Thanks for the comments Momx3. Thats awful that they fobbed you off with someone to clean the house instead of work with the children. Currently there are three schemes running, Home Help where someone comes in and cleans and does "light housework", Home Care where the person who comes in takes care needs of the service user, ie personal hygiene, feeding, dressing etc, and Home Support where the responsibility of the person is to provide respite for the family, not just for the individual client. This is all going to change in 2012 where all "help" will be classified as Home Care Attendants and will be responsible for all aspects of care, cleaning and respite etc. The HSE has been sending current employees on training so that they are qualified to provide for the care needs side of their job. This in theory is great. HOWEVER... from talking to many people who have done the home help side of the job, they are refusing to deal directly with the client in the job. Call me cynical but I personally think this is because they can work fast and get in and out in half the hours they are assigned. I've heard workers stick to the letter of the "LIGHT housework" rule and refuse to do anything other than a quick runaround with a vacuum cleaner and a flash of a dusting. How this helps the client is beyond me?!? Parents should be able to specify what sort of help will benefit them most. For some yes cleaning might be what they want, but for most, its the chance to have a few hours off knowing that the person who's there to mind their children is not just there for the pay cheque and their kids needs will be met both emotionally and physically

Looking for Blue Sky said...

Don't ever feel guilty about asking for help, Petunia.

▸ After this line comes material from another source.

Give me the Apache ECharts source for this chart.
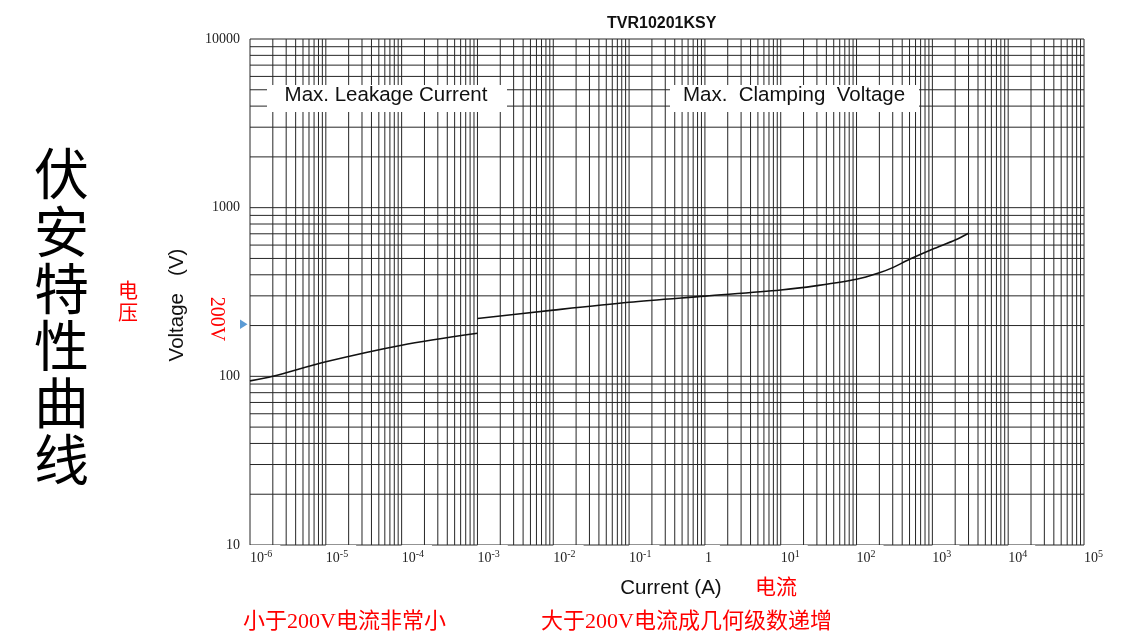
<!DOCTYPE html>
<html>
<head>
<meta charset="utf-8">
<script src="https://cdn.jsdelivr.net/npm/echarts@6/dist/echarts.min.js"></script>
<style>
html,body{margin:0;padding:0;background:#fff;}
#chart{width:1138px;height:642px;}
</style>
</head>
<body>
<div id="chart"></div>
<script>
// ---- data ----
const chartTitle = 'TVR10201KSY';
const xTickValues = [1e-6, 1e-5, 1e-4, 1e-3, 1e-2, 1e-1, 1, 10, 100, 1000, 10000, 100000];
const yTickValues = [10, 100, 1000, 10000];
const gridMultipliers = [1, 2, 3, 4, 5, 6, 7, 8, 9];
// Max. Leakage Current branch
const leakageCurrent = [1e-6, 2e-6, 1e-5, 1e-4, 1e-3];
const leakageVoltage = [94, 100, 122, 153, 180];
// Max. Clamping Voltage branch
const clampCurrent = [1e-3, 1e-2, 1e-1, 1, 10, 30, 100, 200, 300, 500, 1000, 2000, 3000];
const clampVoltage = [220, 247, 275, 299, 325, 345, 376, 411, 441, 494, 567, 643, 705];

// ---- helpers ----
function decadeLines(ticks) {
  const out = [];
  for (let i = 0; i < ticks.length - 1; i++) {
    gridMultipliers.forEach(m => out.push(+(m * ticks[i]).toPrecision(6)));
  }
  out.push(ticks[ticks.length - 1]);
  return out;
}
const vLines = decadeLines(xTickValues);
const hLines = decadeLines(yTickValues);
const zip = (a, b) => a.map((v, i) => [v, b[i]]);
const gridData = vLines.map(v => [v, 100, 0]).concat(hLines.map(v => [1, v, 1]));

const serif = '"Liberation Serif", "DejaVu Serif", serif';
const sans = '"Liberation Sans", Arial, sans-serif';
const cjk = '"Liberation Serif", "Noto Sans CJK SC", sans-serif';

const chart = echarts.init(document.getElementById('chart'));
chart.setOption({
  backgroundColor: '#fff',
  animation: false,
  title: {
    text: chartTitle,
    left: 602, top: 11,
    textStyle: { fontFamily: sans, fontSize: 16, fontWeight: 'bold', color: '#111' }
  },
  grid: { left: 250, right: 54, top: 39, bottom: 97 },
  xAxis: {
    type: 'log', logBase: 10, min: 1e-6, max: 1e5, z: 5,
    axisLine: { show: false }, axisTick: { show: false }, splitLine: { show: false },
    name: 'Current (A)', nameLocation: 'middle', nameGap: 33,
    nameTextStyle: { fontFamily: sans, fontSize: 20.5, color: '#111', padding: [0, 0, 0, 8] },
    axisLabel: {
      customValues: xTickValues,
      margin: 0, align: 'left',
      backgroundColor: '#fff', padding: [4, 8, 2, 0],
      fontFamily: serif, color: '#222',
      formatter: function (v) {
        const e = Math.round(Math.log10(v));
        if (e === 0) return '{b|1}';
        return '{b|10}{s|' + e + '}';
      },
      rich: {
        b: { fontFamily: serif, fontSize: 14, lineHeight: 16, verticalAlign: 'bottom', color: '#222' },
        s: { fontFamily: serif, fontSize: 10, lineHeight: 10, verticalAlign: 'top', color: '#222' }
      }
    }
  },
  yAxis: {
    type: 'log', logBase: 10, min: 10, max: 10000,
    axisLine: { show: false }, axisTick: { show: false }, splitLine: { show: false },
    name: 'Voltage   (V)', nameLocation: 'middle', nameGap: 62,
    nameTextStyle: { fontFamily: sans, fontSize: 20.5, color: '#111', padding: [0, 26, 0, 0] },
    axisLabel: {
      customValues: yTickValues,
      margin: 10, fontFamily: serif, fontSize: 14, color: '#222',
      formatter: v => String(Math.round(v))
    }
  },
  series: [
    {
      name: 'grid', type: 'custom', z: 1, silent: true,
      dimensions: ['x', 'y', 'k'],
      encode: { x: 0, y: 1 },
      data: gridData,
      renderItem: function (params, api) {
        const cs = params.coordSys;
        const p = api.coord([api.value(0), api.value(1)]);
        const vertical = api.value(2) === 0;
        const shape = vertical
          ? { x1: p[0], y1: cs.y, x2: p[0], y2: cs.y + cs.height }
          : { x1: cs.x, y1: p[1], x2: cs.x + cs.width, y2: p[1] };
        return { type: 'line', shape: shape, style: { stroke: '#262626', lineWidth: 1 } };
      }
    },
    {
      name: 'Max. Leakage Current', type: 'line', z: 3,
      data: zip(leakageCurrent, leakageVoltage),
      smooth: 0.3, showSymbol: false, symbol: 'none',
      lineStyle: { color: '#111', width: 1.6 }
    },
    {
      name: 'Max. Clamping Voltage', type: 'line', z: 3,
      data: zip(clampCurrent, clampVoltage),
      smooth: 0.3, showSymbol: false, symbol: 'none',
      lineStyle: { color: '#111', width: 1.6 }
    }
  ],
  graphic: [
    { type: 'rect', z: 100, shape: { x: 267, y: 85, width: 240, height: 27 }, style: { fill: '#fff' } },
    { type: 'text', z: 101, x: 386, y: 95, style: { text: 'Max. Leakage Current', font: '20.5px ' + sans, fill: '#111', align: 'center', verticalAlign: 'middle' } },
    { type: 'rect', z: 100, shape: { x: 670, y: 85, width: 249, height: 27 }, style: { fill: '#fff' } },
    { type: 'text', z: 101, x: 794, y: 95, style: { text: 'Max.  Clamping  Voltage', font: '20.5px ' + sans, fill: '#111', align: 'center', verticalAlign: 'middle' } },
    { type: 'text', z: 101, x: 61.5, y: 316.5, style: { text: '伏\n安\n特\n性\n曲\n线', font: '55px "Noto Sans CJK SC", sans-serif', lineHeight: 57.2, fill: '#000', align: 'center', verticalAlign: 'middle' } },
    { type: 'text', z: 101, x: 128, y: 301.5, style: { text: '电\n压', font: '20px "Noto Sans CJK SC", sans-serif', lineHeight: 22, fill: '#ff0000', align: 'center', verticalAlign: 'middle' } },
    { type: 'text', z: 101, x: 216.5, y: 319, rotation: -Math.PI / 2, style: { text: '200V', font: '20px ' + serif, fill: '#ff0000', align: 'center', verticalAlign: 'middle' } },
    { type: 'polygon', z: 101, shape: { points: [[240, 319.5], [247.5, 324.3], [240, 329]] }, style: { fill: '#5B9BD5' } },
    { type: 'text', z: 101, x: 755, y: 588.5, style: { text: '电流', font: '21px ' + cjk, fill: '#ff0000', align: 'left', verticalAlign: 'middle' } },
    { type: 'text', z: 101, x: 243, y: 622, style: { text: '小于200V电流非常小', font: '22px ' + cjk, fill: '#ff0000', align: 'left', verticalAlign: 'middle' } },
    { type: 'text', z: 101, x: 541, y: 622, style: { text: '大于200V电流成几何级数递增', font: '22px ' + cjk, fill: '#ff0000', align: 'left', verticalAlign: 'middle' } }
  ]
});
</script>
</body>
</html>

The 'person' who told you that any help you got would be depriving someone else is so wrong, just like the TV programme last night which suggested that more money for carers meant less for overseas aid. No mention of the billions being poured into the banks. You need and deserve help and I really really hope the HSE sees sense and provides it x

Lisamaree said...

That's just typical HSE default behaviour - bully the vulnerable rather than stand up and change work practices to get more frontline services to the people who need them. Twitter was full of SIPTU members that night who were on the offensive at the merest suggestion that work practices change and money be distributed more efficiently. I had several clashes with pig headed reps who having seen the victims of their obstruction- were still intent on maintaing the status quo - and getting more money to waste.
O'Reilly has never been in a better position to take the funding out of the HSE pot and offer it directly to non-profit agencies prepared to provide a adapted to the needs of clients.
Instead of all this arse covering - they could hire irish nurses to care for seriously disabled in their homes with family able to take a break. They could hire ABA tutors to offer respite to the newly diagnosed parents - SNAs experienced in care needs - on rosters to suit the families and staff and all for what it probably costs to keep one seat shiner in the top jobs. Better still, get the seat shiners job description changed and they can be re-deployed as home support on their 200k a year. At least they would be useful!
This story needs to be told xx

NanP said...

Since I am too angry for words, all I can say is "Grrrrrrrr"

PS: good post, putting it in just the right light.